> THE REQUEST
Please write out the material below exactly as given.

> INPUT MATERIAL
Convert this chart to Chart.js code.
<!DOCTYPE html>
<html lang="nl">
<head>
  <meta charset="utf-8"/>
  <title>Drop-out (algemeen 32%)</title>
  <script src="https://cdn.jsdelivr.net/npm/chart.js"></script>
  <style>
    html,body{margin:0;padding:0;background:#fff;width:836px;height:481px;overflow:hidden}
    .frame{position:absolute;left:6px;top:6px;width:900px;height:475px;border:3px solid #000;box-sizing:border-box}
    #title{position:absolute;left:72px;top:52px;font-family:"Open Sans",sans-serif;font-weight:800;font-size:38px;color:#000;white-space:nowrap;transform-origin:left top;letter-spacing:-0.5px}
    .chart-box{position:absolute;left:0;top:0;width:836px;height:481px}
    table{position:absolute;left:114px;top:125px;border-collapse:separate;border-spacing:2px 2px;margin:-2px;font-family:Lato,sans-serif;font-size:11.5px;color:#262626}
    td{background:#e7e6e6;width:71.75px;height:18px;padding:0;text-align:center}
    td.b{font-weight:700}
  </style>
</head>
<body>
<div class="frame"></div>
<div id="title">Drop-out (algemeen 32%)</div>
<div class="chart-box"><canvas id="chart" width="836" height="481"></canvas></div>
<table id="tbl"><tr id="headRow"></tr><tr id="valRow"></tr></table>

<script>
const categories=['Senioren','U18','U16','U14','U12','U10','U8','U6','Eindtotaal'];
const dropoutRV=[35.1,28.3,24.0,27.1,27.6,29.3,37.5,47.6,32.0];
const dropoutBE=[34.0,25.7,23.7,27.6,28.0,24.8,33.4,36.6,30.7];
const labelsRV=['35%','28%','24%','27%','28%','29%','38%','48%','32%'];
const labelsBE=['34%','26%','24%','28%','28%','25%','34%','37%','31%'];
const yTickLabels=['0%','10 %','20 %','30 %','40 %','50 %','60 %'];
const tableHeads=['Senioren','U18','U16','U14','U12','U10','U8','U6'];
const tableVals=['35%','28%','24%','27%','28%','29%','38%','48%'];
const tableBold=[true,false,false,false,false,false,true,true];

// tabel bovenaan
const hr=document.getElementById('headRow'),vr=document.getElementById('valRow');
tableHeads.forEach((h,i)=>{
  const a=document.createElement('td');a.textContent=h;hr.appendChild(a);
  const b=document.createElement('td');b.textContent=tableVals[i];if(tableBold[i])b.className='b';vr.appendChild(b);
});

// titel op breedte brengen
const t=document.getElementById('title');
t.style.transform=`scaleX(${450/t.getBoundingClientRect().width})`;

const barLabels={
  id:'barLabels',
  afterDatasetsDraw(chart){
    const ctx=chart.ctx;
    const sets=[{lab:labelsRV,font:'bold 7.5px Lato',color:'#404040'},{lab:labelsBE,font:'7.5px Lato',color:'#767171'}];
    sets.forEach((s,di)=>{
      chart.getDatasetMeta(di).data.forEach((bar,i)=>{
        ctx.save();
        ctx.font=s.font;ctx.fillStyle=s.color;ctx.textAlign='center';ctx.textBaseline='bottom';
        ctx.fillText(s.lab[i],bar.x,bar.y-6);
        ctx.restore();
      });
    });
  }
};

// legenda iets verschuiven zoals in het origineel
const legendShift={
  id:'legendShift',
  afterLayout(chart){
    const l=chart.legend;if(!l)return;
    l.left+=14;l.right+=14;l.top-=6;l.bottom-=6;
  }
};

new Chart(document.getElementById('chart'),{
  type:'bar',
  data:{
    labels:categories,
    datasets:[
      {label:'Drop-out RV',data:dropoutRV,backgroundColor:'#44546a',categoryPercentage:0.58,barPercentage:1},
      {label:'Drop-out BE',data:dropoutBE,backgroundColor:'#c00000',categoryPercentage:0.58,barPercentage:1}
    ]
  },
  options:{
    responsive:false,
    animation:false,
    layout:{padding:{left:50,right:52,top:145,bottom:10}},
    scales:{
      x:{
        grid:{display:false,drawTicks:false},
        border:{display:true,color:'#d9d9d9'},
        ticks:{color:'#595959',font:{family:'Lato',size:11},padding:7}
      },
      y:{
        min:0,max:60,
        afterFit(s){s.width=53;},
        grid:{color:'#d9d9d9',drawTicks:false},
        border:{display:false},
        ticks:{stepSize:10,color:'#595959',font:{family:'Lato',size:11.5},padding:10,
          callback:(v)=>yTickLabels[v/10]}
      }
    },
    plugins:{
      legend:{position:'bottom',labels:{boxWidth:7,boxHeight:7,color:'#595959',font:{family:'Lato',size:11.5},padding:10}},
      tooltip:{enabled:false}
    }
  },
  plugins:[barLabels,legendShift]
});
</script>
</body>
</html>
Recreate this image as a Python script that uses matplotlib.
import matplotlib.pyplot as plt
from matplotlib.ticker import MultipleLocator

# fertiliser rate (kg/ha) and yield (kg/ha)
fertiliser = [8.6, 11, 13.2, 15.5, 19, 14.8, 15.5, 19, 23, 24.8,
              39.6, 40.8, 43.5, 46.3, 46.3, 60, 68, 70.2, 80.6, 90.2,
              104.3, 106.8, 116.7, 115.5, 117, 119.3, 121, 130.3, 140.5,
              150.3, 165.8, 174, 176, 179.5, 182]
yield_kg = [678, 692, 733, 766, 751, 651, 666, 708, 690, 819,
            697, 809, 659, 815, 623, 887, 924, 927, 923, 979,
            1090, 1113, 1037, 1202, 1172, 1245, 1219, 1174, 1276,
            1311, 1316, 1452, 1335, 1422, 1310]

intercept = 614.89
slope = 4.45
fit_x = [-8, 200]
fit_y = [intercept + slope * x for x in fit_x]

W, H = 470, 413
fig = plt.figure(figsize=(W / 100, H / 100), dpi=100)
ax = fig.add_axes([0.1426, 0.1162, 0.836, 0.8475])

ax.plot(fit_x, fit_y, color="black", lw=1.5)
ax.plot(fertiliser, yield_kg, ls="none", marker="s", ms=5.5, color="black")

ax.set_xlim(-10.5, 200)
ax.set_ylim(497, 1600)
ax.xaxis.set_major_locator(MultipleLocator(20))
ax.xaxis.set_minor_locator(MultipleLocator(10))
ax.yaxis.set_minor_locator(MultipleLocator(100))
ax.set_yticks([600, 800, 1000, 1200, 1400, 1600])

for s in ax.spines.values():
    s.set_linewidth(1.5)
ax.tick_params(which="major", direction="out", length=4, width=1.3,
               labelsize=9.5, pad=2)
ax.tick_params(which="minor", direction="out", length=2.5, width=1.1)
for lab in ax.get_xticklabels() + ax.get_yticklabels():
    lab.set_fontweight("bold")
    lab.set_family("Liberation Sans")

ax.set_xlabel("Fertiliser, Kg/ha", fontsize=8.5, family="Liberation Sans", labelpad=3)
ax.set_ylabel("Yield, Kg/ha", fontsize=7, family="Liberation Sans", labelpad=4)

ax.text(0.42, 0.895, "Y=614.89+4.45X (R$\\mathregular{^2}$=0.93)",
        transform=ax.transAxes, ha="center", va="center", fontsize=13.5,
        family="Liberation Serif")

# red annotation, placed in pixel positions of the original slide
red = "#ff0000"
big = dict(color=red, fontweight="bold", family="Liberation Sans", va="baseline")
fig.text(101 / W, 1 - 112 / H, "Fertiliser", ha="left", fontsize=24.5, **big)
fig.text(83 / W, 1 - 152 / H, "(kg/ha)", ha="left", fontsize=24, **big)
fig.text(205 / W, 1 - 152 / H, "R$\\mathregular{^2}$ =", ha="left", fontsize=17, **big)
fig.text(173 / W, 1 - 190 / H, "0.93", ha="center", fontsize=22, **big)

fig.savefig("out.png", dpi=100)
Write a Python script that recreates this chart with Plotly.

> OUTPUT OF THE EXERCISE
Convert this chart to Chart.js code.
<!DOCTYPE html>
<html lang="nl">
<head>
  <meta charset="utf-8"/>
  <title>Drop-out (algemeen 32%)</title>
  <script src="https://cdn.jsdelivr.net/npm/chart.js"></script>
  <style>
    html,body{margin:0;padding:0;background:#fff;width:836px;height:481px;overflow:hidden}
    .frame{position:absolute;left:6px;top:6px;width:900px;height:475px;border:3px solid #000;box-sizing:border-box}
    #title{position:absolute;left:72px;top:52px;font-family:"Open Sans",sans-serif;font-weight:800;font-size:38px;color:#000;white-space:nowrap;transform-origin:left top;letter-spacing:-0.5px}
    .chart-box{position:absolute;left:0;top:0;width:836px;height:481px}
    table{position:absolute;left:114px;top:125px;border-collapse:separate;border-spacing:2px 2px;margin:-2px;font-family:Lato,sans-serif;font-size:11.5px;color:#262626}
    td{background:#e7e6e6;width:71.75px;height:18px;padding:0;text-align:center}
    td.b{font-weight:700}
  </style>
</head>
<body>
<div class="frame"></div>
<div id="title">Drop-out (algemeen 32%)</div>
<div class="chart-box"><canvas id="chart" width="836" height="481"></canvas></div>
<table id="tbl"><tr id="headRow"></tr><tr id="valRow"></tr></table>

<script>
const categories=['Senioren','U18','U16','U14','U12','U10','U8','U6','Eindtotaal'];
const dropoutRV=[35.1,28.3,24.0,27.1,27.6,29.3,37.5,47.6,32.0];
const dropoutBE=[34.0,25.7,23.7,27.6,28.0,24.8,33.4,36.6,30.7];
const labelsRV=['35%','28%','24%','27%','28%','29%','38%','48%','32%'];
const labelsBE=['34%','26%','24%','28%','28%','25%','34%','37%','31%'];
const yTickLabels=['0%','10 %','20 %','30 %','40 %','50 %','60 %'];
const tableHeads=['Senioren','U18','U16','U14','U12','U10','U8','U6'];
const tableVals=['35%','28%','24%','27%','28%','29%','38%','48%'];
const tableBold=[true,false,false,false,false,false,true,true];

// tabel bovenaan
const hr=document.getElementById('headRow'),vr=document.getElementById('valRow');
tableHeads.forEach((h,i)=>{
  const a=document.createElement('td');a.textContent=h;hr.appendChild(a);
  const b=document.createElement('td');b.textContent=tableVals[i];if(tableBold[i])b.className='b';vr.appendChild(b);
});

// titel op breedte brengen
const t=document.getElementById('title');
t.style.transform=`scaleX(${450/t.getBoundingClientRect().width})`;

const barLabels={
  id:'barLabels',
  afterDatasetsDraw(chart){
    const ctx=chart.ctx;
    const sets=[{lab:labelsRV,font:'bold 7.5px Lato',color:'#404040'},{lab:labelsBE,font:'7.5px Lato',color:'#767171'}];
    sets.forEach((s,di)=>{
      chart.getDatasetMeta(di).data.forEach((bar,i)=>{
        ctx.save();
        ctx.font=s.font;ctx.fillStyle=s.color;ctx.textAlign='center';ctx.textBaseline='bottom';
        ctx.fillText(s.lab[i],bar.x,bar.y-6);
        ctx.restore();
      });
    });
  }
};

// legenda iets verschuiven zoals in het origineel
const legendShift={
  id:'legendShift',
  afterLayout(chart){
    const l=chart.legend;if(!l)return;
    l.left+=14;l.right+=14;l.top-=6;l.bottom-=6;
  }
};

new Chart(document.getElementById('chart'),{
  type:'bar',
  data:{
    labels:categories,
    datasets:[
      {label:'Drop-out RV',data:dropoutRV,backgroundColor:'#44546a',categoryPercentage:0.58,barPercentage:1},
      {label:'Drop-out BE',data:dropoutBE,backgroundColor:'#c00000',categoryPercentage:0.58,barPercentage:1}
    ]
  },
  options:{
    responsive:false,
    animation:false,
    layout:{padding:{left:50,right:52,top:145,bottom:10}},
    scales:{
      x:{
        grid:{display:false,drawTicks:false},
        border:{display:true,color:'#d9d9d9'},
        ticks:{color:'#595959',font:{family:'Lato',size:11},padding:7}
      },
      y:{
        min:0,max:60,
        afterFit(s){s.width=53;},
        grid:{color:'#d9d9d9',drawTicks:false},
        border:{display:false},
        ticks:{stepSize:10,color:'#595959',font:{family:'Lato',size:11.5},padding:10,
          callback:(v)=>yTickLabels[v/10]}
      }
    },
    plugins:{
      legend:{position:'bottom',labels:{boxWidth:7,boxHeight:7,color:'#595959',font:{family:'Lato',size:11.5},padding:10}},
      tooltip:{enabled:false}
    }
  },
  plugins:[barLabels,legendShift]
});
</script>
</body>
</html>
Recreate this image as a Python script that uses matplotlib.
import matplotlib.pyplot as plt
from matplotlib.ticker import MultipleLocator

# fertiliser rate (kg/ha) and yield (kg/ha)
fertiliser = [8.6, 11, 13.2, 15.5, 19, 14.8, 15.5, 19, 23, 24.8,
              39.6, 40.8, 43.5, 46.3, 46.3, 60, 68, 70.2, 80.6, 90.2,
              104.3, 106.8, 116.7, 115.5, 117, 119.3, 121, 130.3, 140.5,
              150.3, 165.8, 174, 176, 179.5, 182]
yield_kg = [678, 692, 733, 766, 751, 651, 666, 708, 690, 819,
            697, 809, 659, 815, 623, 887, 924, 927, 923, 979,
            1090, 1113, 1037, 1202, 1172, 1245, 1219, 1174, 1276,
            1311, 1316, 1452, 1335, 1422, 1310]

intercept = 614.89
slope = 4.45
fit_x = [-8, 200]
fit_y = [intercept + slope * x for x in fit_x]

W, H = 470, 413
fig = plt.figure(figsize=(W / 100, H / 100), dpi=100)
ax = fig.add_axes([0.1426, 0.1162, 0.836, 0.8475])

ax.plot(fit_x, fit_y, color="black", lw=1.5)
ax.plot(fertiliser, yield_kg, ls="none", marker="s", ms=5.5, color="black")

ax.set_xlim(-10.5, 200)
ax.set_ylim(497, 1600)
ax.xaxis.set_major_locator(MultipleLocator(20))
ax.xaxis.set_minor_locator(MultipleLocator(10))
ax.yaxis.set_minor_locator(MultipleLocator(100))
ax.set_yticks([600, 800, 1000, 1200, 1400, 1600])

for s in ax.spines.values():
    s.set_linewidth(1.5)
ax.tick_params(which="major", direction="out", length=4, width=1.3,
               labelsize=9.5, pad=2)
ax.tick_params(which="minor", direction="out", length=2.5, width=1.1)
for lab in ax.get_xticklabels() + ax.get_yticklabels():
    lab.set_fontweight("bold")
    lab.set_family("Liberation Sans")

ax.set_xlabel("Fertiliser, Kg/ha", fontsize=8.5, family="Liberation Sans", labelpad=3)
ax.set_ylabel("Yield, Kg/ha", fontsize=7, family="Liberation Sans", labelpad=4)

ax.text(0.42, 0.895, "Y=614.89+4.45X (R$\\mathregular{^2}$=0.93)",
        transform=ax.transAxes, ha="center", va="center", fontsize=13.5,
        family="Liberation Serif")

# red annotation, placed in pixel positions of the original slide
red = "#ff0000"
big = dict(color=red, fontweight="bold", family="Liberation Sans", va="baseline")
fig.text(101 / W, 1 - 112 / H, "Fertiliser", ha="left", fontsize=24.5, **big)
fig.text(83 / W, 1 - 152 / H, "(kg/ha)", ha="left", fontsize=24, **big)
fig.text(205 / W, 1 - 152 / H, "R$\\mathregular{^2}$ =", ha="left", fontsize=17, **big)
fig.text(173 / W, 1 - 190 / H, "0.93", ha="center", fontsize=22, **big)

fig.savefig("out.png", dpi=100)
Write a Python script that recreates this chart with Plotly.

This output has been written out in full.